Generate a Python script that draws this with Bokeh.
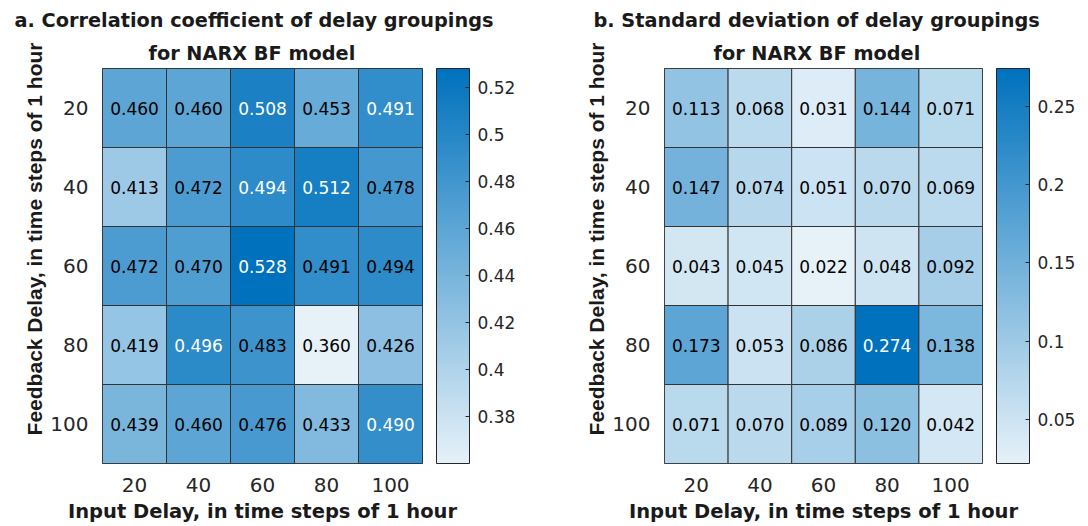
import numpy as np
from bokeh.plotting import figure
from bokeh.models import (ColumnDataSource, LinearColorMapper, ColorBar, FixedTicker,
                          Title, FactorRange)
from bokeh.layouts import row
from bokeh.embed import file_html
from bokeh.resources import INLINE
from bokeh.core.properties import value

# ---------------- data ----------------
input_delays = ["20", "40", "60", "80", "100"]
feedback_delays = ["20", "40", "60", "80", "100"]

corr_values = [
    [0.460, 0.460, 0.508, 0.453, 0.491],
    [0.413, 0.472, 0.494, 0.512, 0.478],
    [0.472, 0.470, 0.528, 0.491, 0.494],
    [0.419, 0.496, 0.483, 0.360, 0.426],
    [0.439, 0.460, 0.476, 0.433, 0.490],
]
std_values = [
    [0.113, 0.068, 0.031, 0.144, 0.071],
    [0.147, 0.074, 0.051, 0.070, 0.069],
    [0.043, 0.045, 0.022, 0.048, 0.092],
    [0.173, 0.053, 0.086, 0.274, 0.138],
    [0.071, 0.070, 0.089, 0.120, 0.042],
]
corr_ticks = [0.38, 0.40, 0.42, 0.44, 0.46, 0.48, 0.50, 0.52]
corr_tick_labels = ["0.38", "0.4", "0.42", "0.44", "0.46", "0.48", "0.5", "0.52"]
std_ticks = [0.05, 0.10, 0.15, 0.20, 0.25]
std_tick_labels = ["0.05", "0.1", "0.15", "0.2", "0.25"]

title_a = ["a. Correlation coefficient of delay groupings", "for NARX BF model"]
title_b = ["b. Standard deviation of delay groupings", "for NARX BF model"]
xlabel = "Input Delay, in time steps of 1 hour"
ylabel = "Feedback Delay, in time steps of 1 hour"

# ---------------- style ----------------
FONT = "DejaVu Sans"
TXT = "#262626"
lo = np.array([0.900, 0.945, 0.974])
hi = np.array([0.000, 0.447, 0.741])
palette = []
for t in np.linspace(0, 1, 256):
    c = (lo + (hi - lo) * t) * 255
    palette.append("#%02x%02x%02x" % tuple(int(round(v)) for v in c))

# label colour per cell as seen in the picture (1 = white text)
corr_white = [
    [0, 0, 1, 0, 1],
    [0, 0, 1, 1, 0],
    [0, 0, 1, 0, 0],
    [0, 1, 0, 0, 0],
    [0, 0, 0, 0, 1],
]
std_white = [
    [0, 0, 0, 0, 0],
    [0, 0, 0, 0, 0],
    [0, 0, 0, 0, 0],
    [0, 0, 0, 1, 0],
    [0, 0, 0, 0, 0],
]


def heat(values, white, ticks, tick_labels, titles, width, left, right, toffs):
    vals = np.array(values)
    xs, ys, vs, ts, tc = [], [], [], [], []
    for i, fd in enumerate(feedback_delays):
        for j, idl in enumerate(input_delays):
            v = vals[i, j]
            xs.append(idl)
            ys.append(fd)
            vs.append(v)
            ts.append("%.3f" % v)
            tc.append("white" if white[i][j] else "black")
    src = ColumnDataSource(dict(x=xs, y=ys, v=vs, t=ts, c=tc))
    mapper = LinearColorMapper(palette=palette, low=vals.min(), high=vals.max())

    p = figure(width=width, height=525,
               x_range=FactorRange(*input_delays),
               y_range=FactorRange(*list(reversed(feedback_delays))),
               output_backend="svg", toolbar_location=None, title=None,
               min_border_left=left, min_border_right=right,
               min_border_top=68, min_border_bottom=62)
    p.rect(x="x", y="y", width=1, height=1, source=src,
           fill_color={"field": "v", "transform": mapper},
           line_color="#333333", line_width=1)
    p.text(x="x", y="y", text="t", source=src, text_align="center",
           text_baseline="middle", text_color="c",
           text_font=value(FONT), text_font_size="17px")

    p.outline_line_color = "#262626"
    p.grid.visible = False
    p.axis.axis_line_color = None
    p.axis.major_tick_line_color = None
    p.axis.minor_tick_line_color = None
    p.axis.major_label_text_font = FONT
    p.axis.major_label_text_font_size = "20px"
    p.axis.major_label_text_color = TXT
    p.axis.major_label_standoff = 8
    p.xaxis.axis_label = xlabel
    p.xaxis.axis_label_text_font = FONT
    p.xaxis.axis_label_text_font_size = "19.5px"
    p.xaxis.axis_label_text_font_style = "bold"
    p.xaxis.axis_label_text_color = "#1a1a1a"
    p.xaxis.axis_label_standoff = 5

    cb = ColorBar(color_mapper=mapper, ticker=FixedTicker(ticks=ticks),
                  major_label_overrides={t: l for t, l in zip(ticks, tick_labels)},
                  width=33, height=395, margin=0, padding=0,
                  location=(14, 0),
                  bar_line_color="#262626", bar_line_width=1,
                  major_tick_in=4, major_tick_out=0,
                  major_tick_line_color="#262626",
                  minor_tick_line_color=None,
                  major_label_text_font=FONT, major_label_text_font_size="17px",
                  major_label_text_color=TXT, label_standoff=8,
                  border_line_color=None, background_fill_color=None)
    p.add_layout(cb, "right")

    p.add_layout(Title(text=ylabel, align="right", text_font="Liberation Sans",
                       text_font_size="21px", text_font_style="bold",
                       text_color="#1a1a1a", standoff=3, offset=-26), "left")

    p.add_layout(Title(text=titles[1], align="left", text_font=FONT,
                       text_font_size="19.3px", text_font_style="bold",
                       text_color="#1a1a1a", standoff=7, offset=toffs[1]), "above")
    p.add_layout(Title(text=titles[0], align="left", text_font=FONT,
                       text_font_size="19.3px", text_font_style="bold",
                       text_color="#1a1a1a", standoff=9, offset=toffs[0]), "above")
    return p


pa = heat(corr_values, corr_white, corr_ticks, corr_tick_labels, title_a,
          556, 102, 134, (-88, 46))
pb = heat(std_values, std_white, std_ticks, std_tick_labels, title_b,
          532, 108, 106, (-71, 49))

layout = row(pa, pb)
open("out.html", "w").write(file_html(layout, INLINE))
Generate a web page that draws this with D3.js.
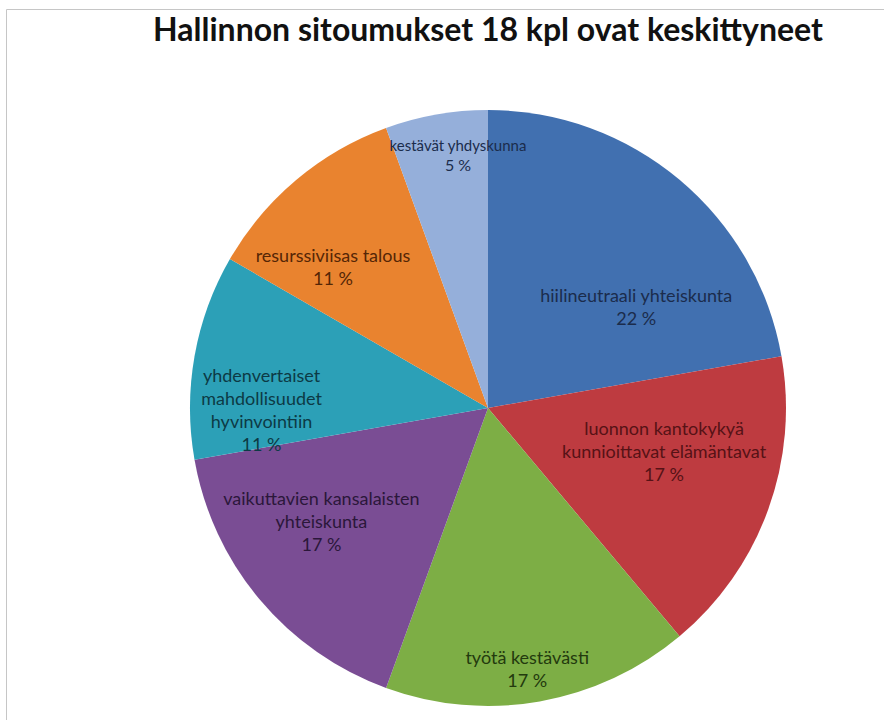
<!DOCTYPE html>
<html>
  <head>
    <meta charset="utf-8">
    <title>Hallinnon sitoumukset</title>
    <style>
      body { margin: 0; background: #fff; }
      .title { font-family: Lato, "Open Sans", sans-serif; font-weight: bold; font-size: 32px; }
      .label { font-family: Lato, "Open Sans", sans-serif; font-size: 18px; }
    </style>
  </head>
  <body>
    <div id="chart"></div>
    <script src="https://d3js.org/d3.v7.min.js"></script>
    <script>
      // categories, one entry per slice, line breaks as in the picture
      var categories = [
        'hiilineutraali yhteiskunta',
        'luonnon kantokykyä\nkunnioittavat elämäntavat',
        'työtä kestävästi',
        'vaikuttavien kansalaisten\nyhteiskunta',
        'yhdenvertaiset\nmahdollisuudet\nhyvinvointiin',
        'resurssiviisas talous',
        'kestävät yhdyskunna'
      ];
      var counts = [4, 3, 3, 3, 2, 2, 1];            // sitoumukset, 18 kpl
      var shareLabels = [22, 17, 17, 17, 11, 11, 5]; // % as printed on the slices
      var titleText = 'Hallinnon sitoumukset 18 kpl ovat keskittyneet';

      (function(d3) {
        'use strict';
        var width = 884, height = 720;
        var cx = 488, cy = 408, radius = 298;

        var fills = ['#4170B0', '#BE3B40', '#7DAE45', '#7A4D94', '#2CA0B7', '#E9832F', '#95AFDA'];
        var inks  = ['#1B2C4C', '#561216', '#233A0E', '#2B173A', '#0C3A45', '#552606', '#1B2C4C'];
        // label placement tweaks (fraction of radius, angle shift in degrees)
        var labelR     = [0.60, 0.61, 0.89, 0.68, 0.76, 0.70, 0.85];
        var labelShift = [16, -5.6, 1.5, 5.3, -10.8, -8, 3.2];

        var color = d3.scaleOrdinal().domain(categories).range(fills);
        var ink = d3.scaleOrdinal().domain(categories).range(inks);

        var svg = d3.select('#chart').append('svg')
          .attr('width', width)
          .attr('height', height);

        // frame of the original chart area
        svg.append('path')
          .attr('d', 'M6.5,' + height + 'V9.5H' + width)
          .attr('fill', 'none')
          .attr('stroke', '#c6c6c6');

        svg.append('text')
          .attr('class', 'title')
          .attr('x', cx)
          .attr('y', 41)
          .attr('text-anchor', 'middle')
          .attr('fill', '#111')
          .text(titleText);

        var dataset = categories.map(function(c, i) {
          return { label: c, count: counts[i], share: shareLabels[i], i: i };
        });

        var pie = d3.pie().value(function(d) { return d.count; }).sort(null);
        var arc = d3.arc().innerRadius(0).outerRadius(radius);

        var g = svg.append('g').attr('transform', 'translate(' + cx + ',' + cy + ')');

        var arcs = pie(dataset);

        g.selectAll('path')
          .data(arcs)
          .enter()
          .append('path')
          .attr('d', arc)
          .attr('fill', function(d) { return color(d.data.label); });

        var lh = 23;
        g.selectAll('.label')
          .data(arcs)
          .enter()
          .append('text')
          .attr('class', 'label')
          .attr('text-anchor', 'middle')
          .attr('fill', function(d) { return ink(d.data.label); })
          .each(function(d) {
            var i = d.data.i;
            var small = d.data.count < 2;
            var a = (d.startAngle + d.endAngle) / 2 + labelShift[i] * Math.PI / 180;
            var r = radius * labelR[i];
            var x = Math.sin(a) * r, y = -Math.cos(a) * r;
            var lines = d.data.label.split('\n').concat([d.data.share + ' %']);
            var step = small ? 20 : lh;
            var y0 = y + 5 - (lines.length - 1) * step / 2;
            var t = d3.select(this);
            lines.forEach(function(s, k) {
              t.append('tspan')
                .attr('x', x)
                .attr('y', y0 + k * step)
                .style('font-size', small ? (k === lines.length - 1 ? '16px' : '15px') : null)
                .text(s);
            });
          });
      })(window.d3);
    </script>
  </body>
</html>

--- --- ---

DESCRIPTION OF THE TASK. Make an exact copy of the lines from the one that contains "Generate a web" through the one that contains "var cx = 488, cy = 408, radius = 298;", both included, and no other lines. Pictures are skipped.

RESULT BELOW.
Generate a web page that draws this with D3.js.
<!DOCTYPE html>
<html>
  <head>
    <meta charset="utf-8">
    <title>Hallinnon sitoumukset</title>
    <style>
      body { margin: 0; background: #fff; }
      .title { font-family: Lato, "Open Sans", sans-serif; font-weight: bold; font-size: 32px; }
      .label { font-family: Lato, "Open Sans", sans-serif; font-size: 18px; }
    </style>
  </head>
  <body>
    <div id="chart"></div>
    <script src="https://d3js.org/d3.v7.min.js"></script>
    <script>
      // categories, one entry per slice, line breaks as in the picture
      var categories = [
        'hiilineutraali yhteiskunta',
        'luonnon kantokykyä\nkunnioittavat elämäntavat',
        'työtä kestävästi',
        'vaikuttavien kansalaisten\nyhteiskunta',
        'yhdenvertaiset\nmahdollisuudet\nhyvinvointiin',
        'resurssiviisas talous',
        'kestävät yhdyskunna'
      ];
      var counts = [4, 3, 3, 3, 2, 2, 1];            // sitoumukset, 18 kpl
      var shareLabels = [22, 17, 17, 17, 11, 11, 5]; // % as printed on the slices
      var titleText = 'Hallinnon sitoumukset 18 kpl ovat keskittyneet';

      (function(d3) {
        'use strict';
        var width = 884, height = 720;
        var cx = 488, cy = 408, radius = 298;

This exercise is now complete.